Il a en outre pour vertu d'amener les établissements à se poser des questions stratégiques clés autour de leurs modèles économiques. Il est dommage de voir certains établissements se décourager.

Comment expliquez-vous les difficultés rencontrées par les établissements ?

Le mécénat et le fundraising sont relativement nouveaux et impliquent une forme d'ouverture, qu'il n'est pas toujours facile d'endosser dans le contexte d'évolution rapide et de tensions économiques que vivent actuellement les universités.
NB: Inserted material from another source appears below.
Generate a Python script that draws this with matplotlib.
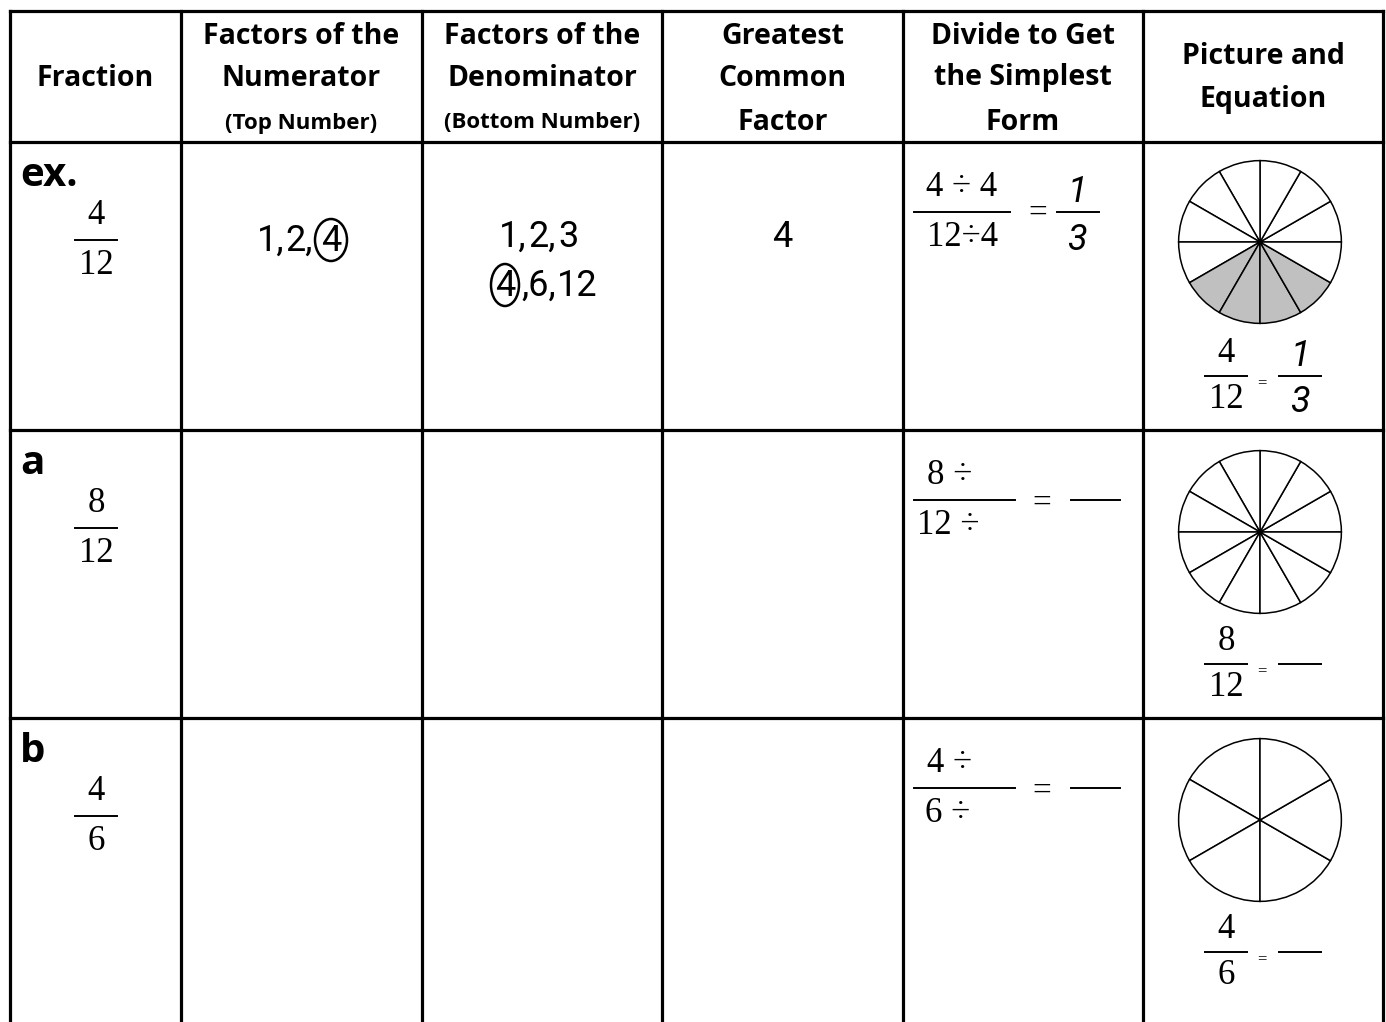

Il y a également une inexpérience de ce qu'est le fundraising. C'est un métier auquel les présidents d'université n'ont pas été formés et qui ne figure pas dans leur fiche de poste. Pour toutes ces raisons, le fundraising peut devenir anxiogène et ne pas apporter les fruits escomptés.

Le fait que toutes les universités se soient jetées dans la bataille en même temps et dans un contexte de crise et d'incertitude autour des dispositifs fiscaux associés au mécénat n'a pas non plus facilité les choses. Même s'il n'y a pas eu de grande catastrophe en matière de collecte, certains établissements font état d'une certaine frilosité des grands comptes sur le renouvellement des opérations pluriannuelles (type chaires).
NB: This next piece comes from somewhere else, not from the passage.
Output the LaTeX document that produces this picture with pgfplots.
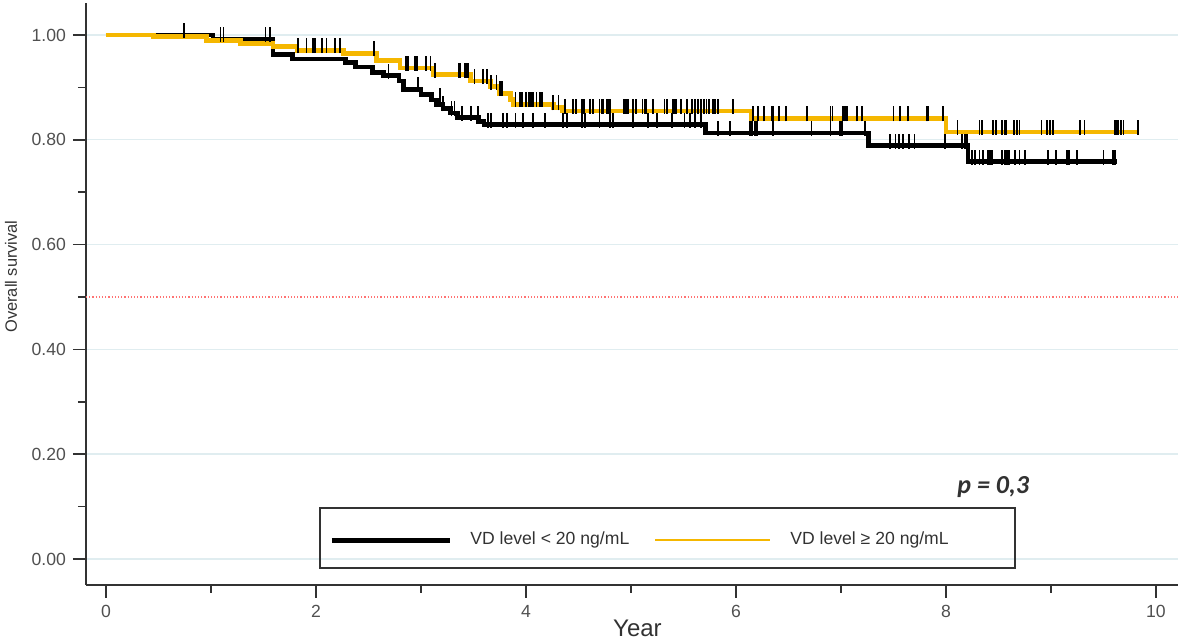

Quels sont les défis à relever ?

Il faut d'abord resituer le débat sur le fundraising dans une réflexion plus large sur la diversification des ressources et rappeler que c'est une course de fond, pas un sprint ! Ensuite, il faut montrer que pour certains établissements, l'argent issu du mécénat n'est pas une goutte d'eau.

Sur certains projets (financement de chaires, de bourses, etc.), il joue un vrai effet-levier. L'égalité des chances, l'amélioration des conditions d'accueil, l'attractivité internationale de l'établissement sont des sujets qui attirent les mécènes. Globalement, il faut rappeler que s'agissant d'une thématique grand public ou d'une niche, des sciences dures ou des sciences sociales, chacun peut trouver sa place en matière de fundraising. Il s'agit juste d'identifier le bon noyau de donateurs potentiels.

Sur quels leviers peut-on jouer pour faire avancer le fundraising ?

Les établissements doivent investir dans les ressources humaines, former leurs équipes de direction, sensibiliser leurs enseignants-chercheurs en favorisant les synergies avec les chercheurs, qui ont souvent une expérience des relations avec les entreprises.

Les universités doivent apprendre à toucher de nouveaux publics ou à les aborder différemment. Il faut aussi explorer toutes les pistes : les PME représentent un fort potentiel. Les universités de Tours, Lille et Strasbourg, par exemple, sont parvenues à tisser un réseau important au niveau local. La mobilisation des anciens constitue par ailleurs un axe de développement important, en particulier dans les universités qui n'étaient pas outillées pour garder le contact avec des centaines de milliers d'étudiants. Enfin, la problématique du legs va également être de plus en plus posée.

Quelle place a été donnée à cette question du fundraising lors des Assises de l'enseignement supérieur et de la recherche ?

Les questions de fundraising et de mécénat n'ont pas été abordées en tant que telles au cours des Assises. Existerait-il un désintérêt politique pour ce mode de financement jugé non stratégique dans l'enseignement supérieur ? Je note pourtant que le modèle économique de l'enseignement supérieur constitue une véritable préoccupation, notamment pour les universités.

La conférence sur le fundraising
La 8e conférence de fundraising pour l'enseignement supérieur et la recherche, organisée par l'AFF (Association française des fundraisers), se tient les 29,30 et 31 janvier 2013 à la CIUP à Paris (13e arrondissement). Créée en 1991, l'association, qui fédère à l'origine des acteurs exerçant dans les secteurs caritatifs et de la solidarité internationale, a été rejointe par des fundraisers issus du monde de l'enseignement supérieur. Son activité consiste essentiellement dans des actions de formation "de praticien à praticien".